Don't tell anyone, obviously, but I have a secret I need to share. (That's what the internet is for, innit?) I actually rather like...(deep breath)...visiting shopping malls with my sons.
As a good liberal Christian, a hatred of shopping malls is practically an article of faith. I have lost count of the number of sermons I have heard filled with descriptions of these evil "secular cathedrals" "cathedrals to consumerism" "monuments to materialism" "Temple of Mammon" and other handy tropes. Jesus, I have been reliably assured on numerous ecclesiastical occasions, would be berating the poor till assistants in Farmers and the Warehouse, overturning their cash machines and laying about with a whip of cords, before nipping down to the local supermarket to do the same. I have tended to notice that women vicars very rarely preach this kind of sermon. This is probably because they are too busy, what with having to get the family shopping done on a tight schedule, unlike the male vicars of old who could afford the luxury of waxing lyrical about non-materialism whilst sending their wives out to do the dirty deed of food-and-clothes-buying instead. But even women vicars, who by and large tend to be a lot more, you know, REALISTIC about the inevitability of needing to buy loo roll and kiddies' shoes, even they will probably shy away from PRAISING the LORD for shopping centres, let alone suggest a Christian should spend recreational time in one. They're kind of a necessary evil, like the Western banking system.
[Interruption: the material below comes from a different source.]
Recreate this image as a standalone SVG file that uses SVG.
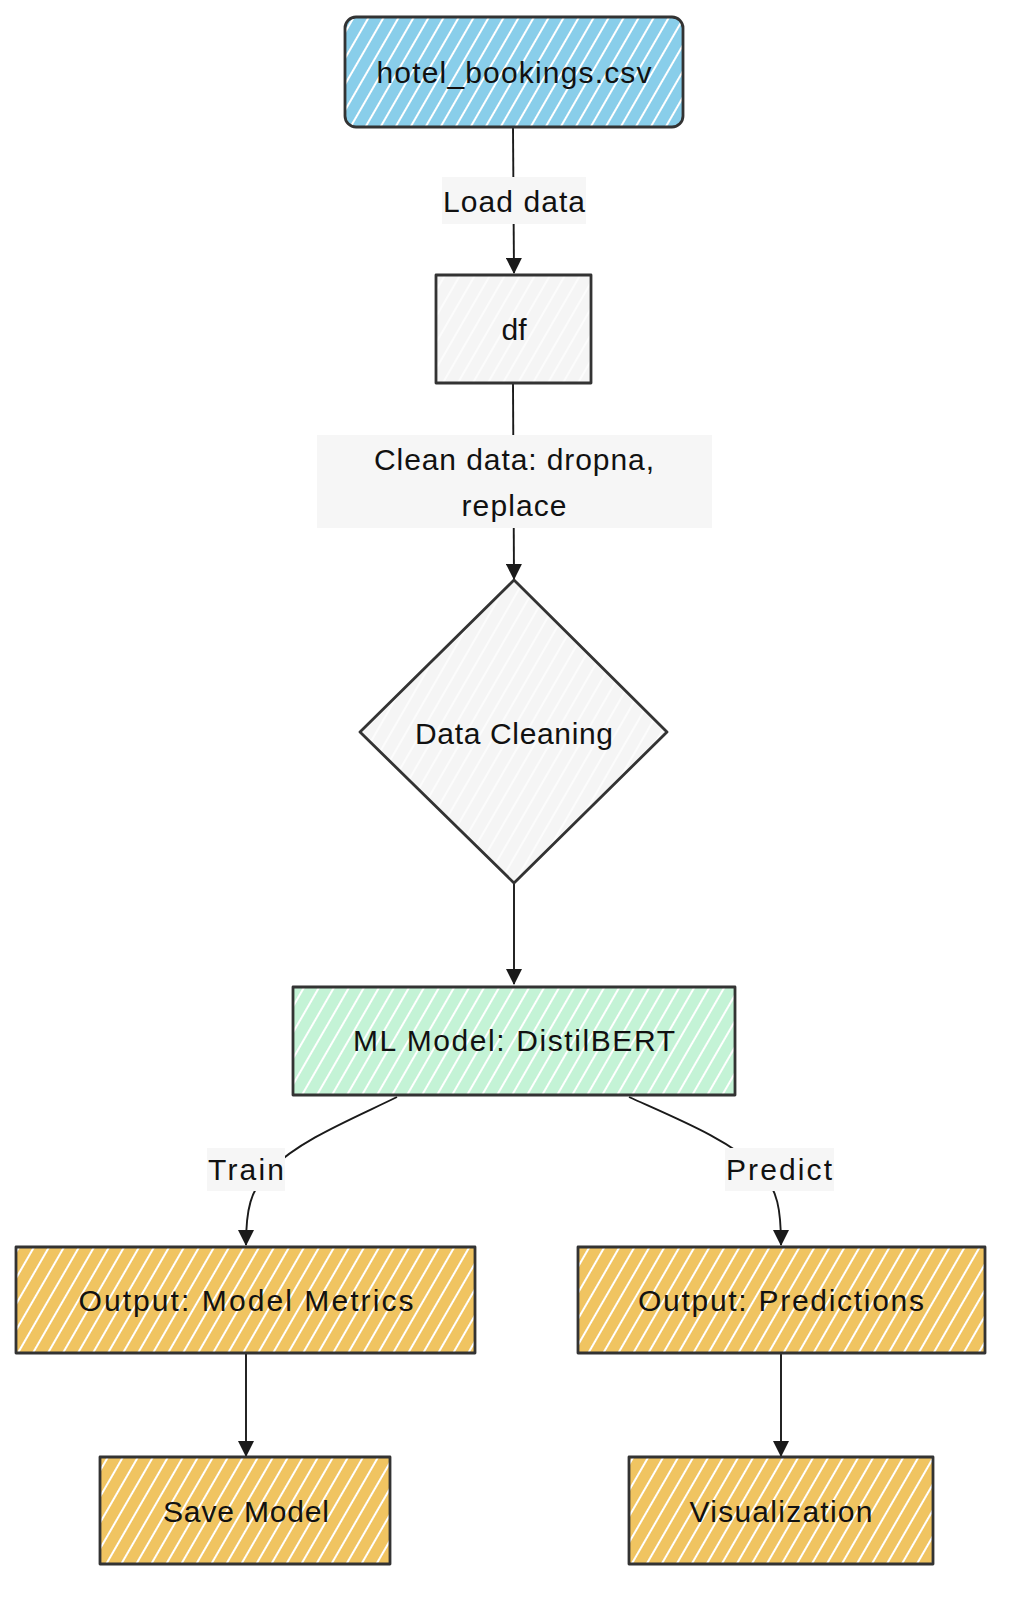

But you know what? Shopping centres rock if you have a child or two with additional needs. They are INSIDE, AWAY FROM TRAFFIC. You can walk from shop to shop without worrying that your kids will end up squashed tomato on the road. Also, they are contained spaces, so that if one does a runner you are pretty much able to catch him up whilst he is still in sight. I realised this in the UK, when our Social Services Family Link worker took us to the Old Trafford centre and I suddenly realised that actually, the kids and I could manage this on our own. It was also on that visit that I realised how pretty the centres could be, they have been designed to be impressive architecturally and (after months pent up inside) I enjoyed the hugeness of them, the vast sweep of shopfronts and the ant-like people scurrying through.
But New Zealand shopping malls are the best. They have free children's play areas. These are next to a food court, so that mum can grab a sneaky frozen coffee and look with lust at the bookshop across the way. I love'em. Of course, on a nice hot day I'd rather be outside. Even on a nice cool day I'd probably rather be outside. But on a rainy day, with three smallies? Gimme corporate roof-clad mall-Land. If it gives us a safe outing to an indoor playspace, I will quite happily worship at the altar of Mammon, or at the very least, the Warehouse. Just don't tell my vicar.